Tuesday, August 6, 2013

Sneak peek at 'CBGB': Rupert Grint's inner punk


Rupert Grint in "CBGB"

Bryan Alexander
USA TODAY 7:55 a.m. EDT August 6, 2013



The film, which also features Grint's 'Harry Potter' co-star Alan Rickman, follows story of NYC club.

Now for something completely different: Harry Potter star Rupert Grint on stage, holding a guitar and wearing a dog collar, in a band whose lead singer blows his nose into sandwich meat, chews the sandwich and then spits the contents into a rabid audience.
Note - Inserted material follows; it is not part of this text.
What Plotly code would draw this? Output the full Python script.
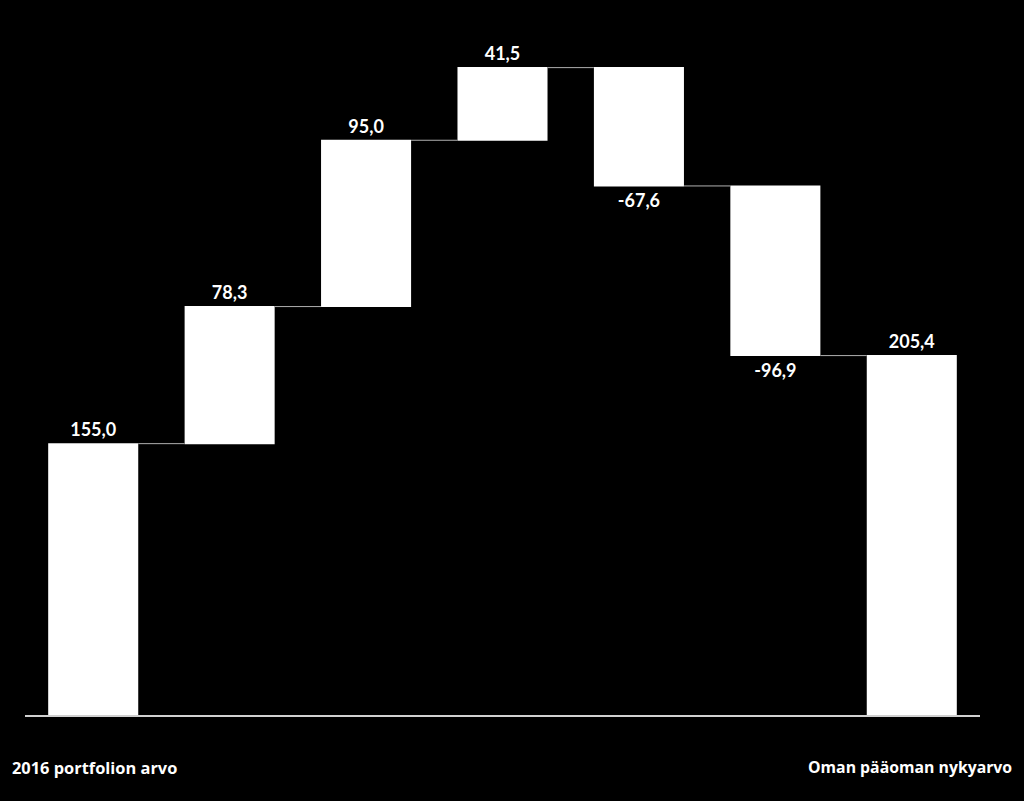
import plotly.graph_objects as go

categories = ["2016 portfolion arvo", "c2", "c3", "c4", "c5", "c6", "Oman pääoman nykyarvo"]
values = [155.0, 78.3, 95.0, 41.5, -67.6, -96.9, 205.4]
measures = ["absolute", "relative", "relative", "relative", "relative", "relative", "absolute"]
labels = ["<b>" + f"{v:.1f}".replace(".", ",") + "</b>" for v in values]

fig = go.Figure(go.Waterfall(
    x=categories, y=values, measure=measures,
    text=labels, textposition="outside",
    textfont=dict(family="Lato", size=18, color="white"),
    increasing=dict(marker=dict(color="white", line=dict(width=0))),
    decreasing=dict(marker=dict(color="white", line=dict(width=0))),
    totals=dict(marker=dict(color="white", line=dict(width=0))),
    connector=dict(mode="between", line=dict(color="#b0b0b0", width=1)),
    cliponaxis=False,
    hoverinfo="skip",
))

fig.update_layout(
    width=1024, height=801,
    paper_bgcolor="black", plot_bgcolor="black",
    margin=dict(l=25, r=44, t=41, b=86),
    waterfallgap=0.34,
    showlegend=False,
    xaxis=dict(showticklabels=False, showgrid=False, zeroline=False,
               showline=True, linecolor="#d0d0d0", linewidth=1.5, ticks=""),
    yaxis=dict(visible=False, range=[0, 385], showgrid=False, zeroline=False),
    annotations=[
        dict(text="<b>" + categories[0] + "</b>", xref="paper", yref="paper",
             x=-15/955, y=-52/674, xanchor="left", yanchor="middle", showarrow=False,
             font=dict(family="Open Sans", size=16.4, color="white")),
        dict(text="<b>" + categories[-1] + "</b>", xref="paper", yref="paper",
             x=1 + 34/955, y=-52/674, xanchor="right", yanchor="middle", showarrow=False,
             font=dict(family="Open Sans", size=15.8, color="white")),
    ],
)

fig.write_html("out.html")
"I have always wanted to play a punk," says Grint, 24, who stars as rocker Cheetah Chrome in the historical drama CBGB (opening in limited markets Oct. 11). "It was really good fun."

Chrome, a guitarist for The Dead Boys, is one of the many musicians brought to life in the raucous story of the seminal club CBGB in New York's Bowery district, a beer-drenched springboard for some of the most vibrant new wave and punk sounds from 1973 to 2006.

The film focuses on the early days, when owner and operator Hilly Kristal gave a stage to a mix of new and veteran underground performers such as Iggy Pop, Blondie, The Ramones, Patti Smith, Lou Reed, The Police and Talking Heads.

"It was this iconic place, and it has this kind of history," says writer/director Randall Miller, who worked on the film with his writer/producer wife, Jody Savin. "But people don't know how it all began. And that's what we wanted to tell, the origin of all of this."

Kristal (Alan Rickman), a classically trained musician and jazz club manager, had planned to open a forum for country, bluegrass and blues performers, hence the CBGB initials on the now-famous logo.